## Begin

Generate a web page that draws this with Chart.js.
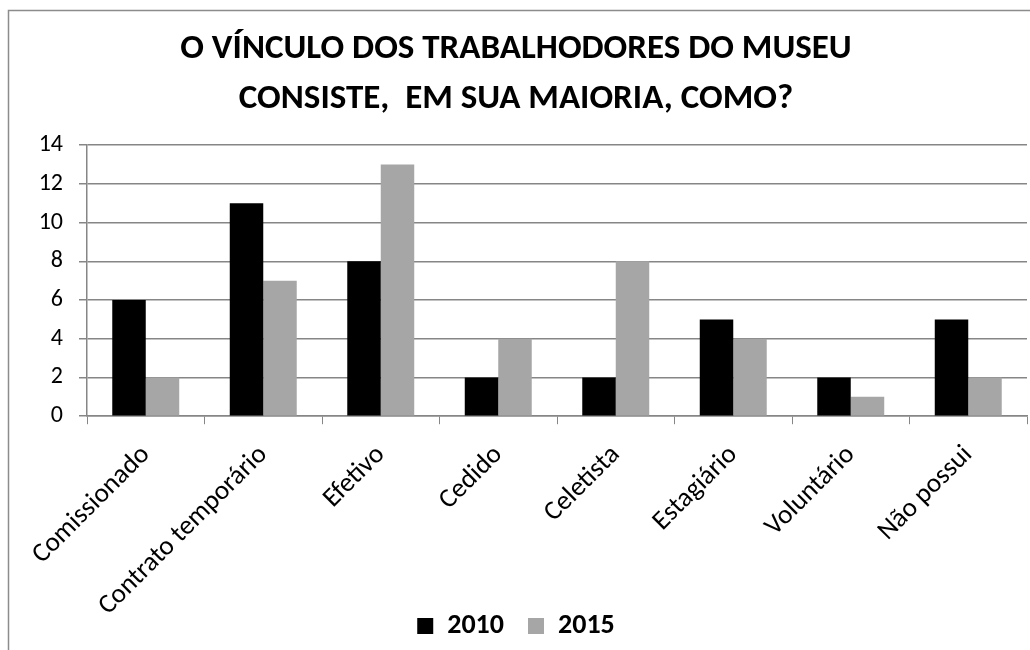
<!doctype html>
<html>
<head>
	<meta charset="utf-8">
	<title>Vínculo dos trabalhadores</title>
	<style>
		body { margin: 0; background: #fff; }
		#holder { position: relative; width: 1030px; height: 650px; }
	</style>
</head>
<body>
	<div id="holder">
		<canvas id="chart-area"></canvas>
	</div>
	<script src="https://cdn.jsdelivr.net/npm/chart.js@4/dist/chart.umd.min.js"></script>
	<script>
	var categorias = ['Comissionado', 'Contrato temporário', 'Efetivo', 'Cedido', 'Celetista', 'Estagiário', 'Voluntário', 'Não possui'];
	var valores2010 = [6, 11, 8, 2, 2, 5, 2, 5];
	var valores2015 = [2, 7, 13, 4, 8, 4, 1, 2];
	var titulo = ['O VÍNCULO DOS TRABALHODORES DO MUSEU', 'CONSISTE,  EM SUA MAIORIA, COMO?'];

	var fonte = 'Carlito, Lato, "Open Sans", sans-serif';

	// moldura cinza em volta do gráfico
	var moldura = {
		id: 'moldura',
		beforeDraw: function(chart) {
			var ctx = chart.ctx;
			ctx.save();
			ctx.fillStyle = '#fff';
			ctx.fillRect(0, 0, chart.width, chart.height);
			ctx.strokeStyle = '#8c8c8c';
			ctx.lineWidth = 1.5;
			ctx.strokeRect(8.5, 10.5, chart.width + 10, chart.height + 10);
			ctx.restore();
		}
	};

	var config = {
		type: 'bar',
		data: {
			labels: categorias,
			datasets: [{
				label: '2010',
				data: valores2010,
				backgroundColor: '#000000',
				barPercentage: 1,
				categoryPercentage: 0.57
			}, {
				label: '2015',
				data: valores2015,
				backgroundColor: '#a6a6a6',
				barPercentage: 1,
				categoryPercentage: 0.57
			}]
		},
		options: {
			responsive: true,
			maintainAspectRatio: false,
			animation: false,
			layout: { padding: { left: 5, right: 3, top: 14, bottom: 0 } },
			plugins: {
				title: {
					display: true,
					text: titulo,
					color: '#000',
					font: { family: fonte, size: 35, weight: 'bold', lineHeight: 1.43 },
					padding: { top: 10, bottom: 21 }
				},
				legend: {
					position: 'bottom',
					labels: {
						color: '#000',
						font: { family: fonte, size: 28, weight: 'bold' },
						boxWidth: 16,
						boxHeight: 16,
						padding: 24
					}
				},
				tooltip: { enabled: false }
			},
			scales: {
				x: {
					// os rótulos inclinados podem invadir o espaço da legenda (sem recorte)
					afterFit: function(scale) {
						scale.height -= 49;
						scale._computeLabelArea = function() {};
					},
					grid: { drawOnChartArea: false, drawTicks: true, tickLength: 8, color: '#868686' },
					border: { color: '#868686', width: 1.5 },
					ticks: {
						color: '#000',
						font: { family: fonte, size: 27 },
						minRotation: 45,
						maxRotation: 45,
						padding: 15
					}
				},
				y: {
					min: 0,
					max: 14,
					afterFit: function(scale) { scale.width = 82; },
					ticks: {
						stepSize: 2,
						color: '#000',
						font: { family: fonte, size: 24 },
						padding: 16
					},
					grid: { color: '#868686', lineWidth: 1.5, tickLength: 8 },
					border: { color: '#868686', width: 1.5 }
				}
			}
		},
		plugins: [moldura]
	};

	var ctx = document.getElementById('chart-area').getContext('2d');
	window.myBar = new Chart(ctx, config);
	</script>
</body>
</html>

## End

WORK INSTRUCTIONS:
Retype each line of the listing above word for word. Exclude the pictures.

FINISHED TASK:
Generate a web page that draws this with Chart.js.
<!doctype html>
<html>
<head>
	<meta charset="utf-8">
	<title>Vínculo dos trabalhadores</title>
	<style>
		body { margin: 0; background: #fff; }
		#holder { position: relative; width: 1030px; height: 650px; }
	</style>
</head>
<body>
	<div id="holder">
		<canvas id="chart-area"></canvas>
	</div>
	<script src="https://cdn.jsdelivr.net/npm/chart.js@4/dist/chart.umd.min.js"></script>
	<script>
	var categorias = ['Comissionado', 'Contrato temporário', 'Efetivo', 'Cedido', 'Celetista', 'Estagiário', 'Voluntário', 'Não possui'];
	var valores2010 = [6, 11, 8, 2, 2, 5, 2, 5];
	var valores2015 = [2, 7, 13, 4, 8, 4, 1, 2];
	var titulo = ['O VÍNCULO DOS TRABALHODORES DO MUSEU', 'CONSISTE,  EM SUA MAIORIA, COMO?'];

	var fonte = 'Carlito, Lato, "Open Sans", sans-serif';

	// moldura cinza em volta do gráfico
	var moldura = {
		id: 'moldura',
		beforeDraw: function(chart) {
			var ctx = chart.ctx;
			ctx.save();
			ctx.fillStyle = '#fff';
			ctx.fillRect(0, 0, chart.width, chart.height);
			ctx.strokeStyle = '#8c8c8c';
			ctx.lineWidth = 1.5;
			ctx.strokeRect(8.5, 10.5, chart.width + 10, chart.height + 10);
			ctx.restore();
		}
	};

	var config = {
		type: 'bar',
		data: {
			labels: categorias,
			datasets: [{
				label: '2010',
				data: valores2010,
				backgroundColor: '#000000',
				barPercentage: 1,
				categoryPercentage: 0.57
			}, {
				label: '2015',
				data: valores2015,
				backgroundColor: '#a6a6a6',
				barPercentage: 1,
				categoryPercentage: 0.57
			}]
		},
		options: {
			responsive: true,
			maintainAspectRatio: false,
			animation: false,
			layout: { padding: { left: 5, right: 3, top: 14, bottom: 0 } },
			plugins: {
				title: {
					display: true,
					text: titulo,
					color: '#000',
					font: { family: fonte, size: 35, weight: 'bold', lineHeight: 1.43 },
					padding: { top: 10, bottom: 21 }
				},
				legend: {
					position: 'bottom',
					labels: {
						color: '#000',
						font: { family: fonte, size: 28, weight: 'bold' },
						boxWidth: 16,
						boxHeight: 16,
						padding: 24
					}
				},
				tooltip: { enabled: false }
			},
			scales: {
				x: {
					// os rótulos inclinados podem invadir o espaço da legenda (sem recorte)
					afterFit: function(scale) {
						scale.height -= 49;
						scale._computeLabelArea = function() {};
					},
					grid: { drawOnChartArea: false, drawTicks: true, tickLength: 8, color: '#868686' },
					border: { color: '#868686', width: 1.5 },
					ticks: {
						color: '#000',
						font: { family: fonte, size: 27 },
						minRotation: 45,
						maxRotation: 45,
						padding: 15
					}
				},
				y: {
					min: 0,
					max: 14,
					afterFit: function(scale) { scale.width = 82; },
					ticks: {
						stepSize: 2,
						color: '#000',
						font: { family: fonte, size: 24 },
						padding: 16
					},
					grid: { color: '#868686', lineWidth: 1.5, tickLength: 8 },
					border: { color: '#868686', width: 1.5 }
				}
			}
		},
		plugins: [moldura]
	};

	var ctx = document.getElementById('chart-area').getContext('2d');
	window.myBar = new Chart(ctx, config);
	</script>
</body>
</html>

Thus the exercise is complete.